In the summer of 1920, the man who had pulled the strings behind the failed putsch, the retired general Erich Ludendorff, also moved to Munich. His residence, a luxurious villa in the south of the city, now became a focal point for counter-revolutionary activities throughout Bavaria.
8
Tolerated by the authorities, countless paramilitary organisations were permitted to lead their shady existences in the southern German state, including the citizens’ militias that had been founded after the demise of the Bavarian Soviet Republic and soon numbered 300,000 men. The presence of this counter-revolutionary private army had enormous influence on everyday life and political culture in Munich in the early 1920s. “They institutionalised Bavaria’s rejection of the Versailles settlement and its hatred for the Weimar Republic,” writes the historian David Clay Large. “Above all, they despised Berlin as Germany’s new mecca of left-wing politics, multiethnic society, and avant-garde culture.”
9

Extremists who wanted to topple the state were encouraged by Munich Police President Ernst Pöhner and the director of Political Division VI, Wilhelm Frick, who looked the other way when confronted with the assassinations carried out by Organisation Consul.
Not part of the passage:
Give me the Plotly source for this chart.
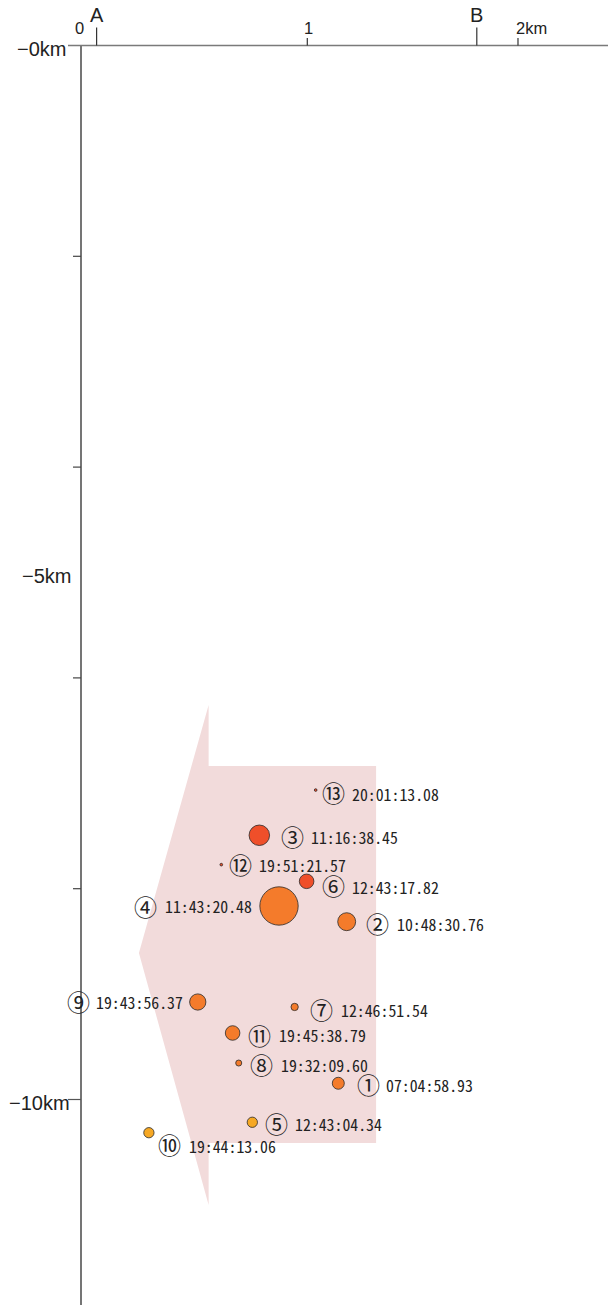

Hitler and the NSDAP also enjoyed the protection of these two officials right from the start. They had held a “protective hand” over the National Socialist Party and Hitler, Frick testified at the trial after the Beer Hall Putsch of 1923, because they were seen as the “seed of renewal in Germany.”
10
Hitler realised how much he owed these early supporters. In
Mein Kampf
, he praised Pöhner and Frick for being “Germans first and civil servants second.”
11
In late March 1942, Hitler would compliment Frick as someone who had “always behaved beyond reproach, helpfully pointed the way and enabled the party to maximise its effect.”
12

Already in the first year of its existence, the NSDAP became the most active of the ethnic-chauvinist groups in Munich. Hardly a week passed without a meeting or a rally. Since the quantum leap of 24 February 1920, party events were now held at the largest beer halls: the Hofbräuhaus, the Bürgerbräukeller, the Kindlkeller and the Hackerbräukeller. Audience sizes ranged from 800 to 2,500—in the second half of 1920, levels of 3,000 were reached. In December 1920, the Bavarian District Defence Commando VII concluded with satisfaction that “the lively activity of the National Socialist German Workers’ Party in arranging meetings…has a beneficial, patriotic effect.”
13
On 3 February 1921, the NSDAP staged their first event in the Zirkus Krone on Marsstrasse, at the time the largest covered arena in Munich. More than 6,000 people gathered there to hear Hitler speak. “The hall lay in front of me like a gigantic shell,” he recalled in
Mein Kampf
. “After the first hour, ever louder eruptions of spontaneous applause were beginning to interrupt me. After two hours they ebbed away again and the consecrated silence fell that I later experienced over and over in this space…For the first time, we left the realms of an ordinary, everyday party.”
14

It was Hitler who drew in the crowds week after week. In 1920 alone, he appeared as the main speaker twenty-one times, and he served as a member of panel discussions on numerous other occasions. He also appeared in the Bavarian countryside, as the NSDAP sought to expand its appeal beyond Munich: in the early autumn of 1920, he also made four speeches during the Austrian election campaign. Taken together, it was a gruelling workload.
15
Hitler’s main priority at this point was to attract attention to his still relatively small party and secure its place in the public sphere. “Who cares whether they laugh at us or insult us, treating us as fools or criminals?” Hitler wrote in
Mein Kampf
. “The point is that they talk about us and constantly think about us.”
16
The better known the party became, the more its membership rolls swelled—from 190 members in January 1920 to 675 in May, and from 2,500 in January 1921 to 3,300 in August. Hitler was optimistic. There was no reason “to doubt the party’s rise because of its small size at present,” he told the chairman of the recently formed local Nazi chapter in Hanover, Gustav Seifert, in October 1921.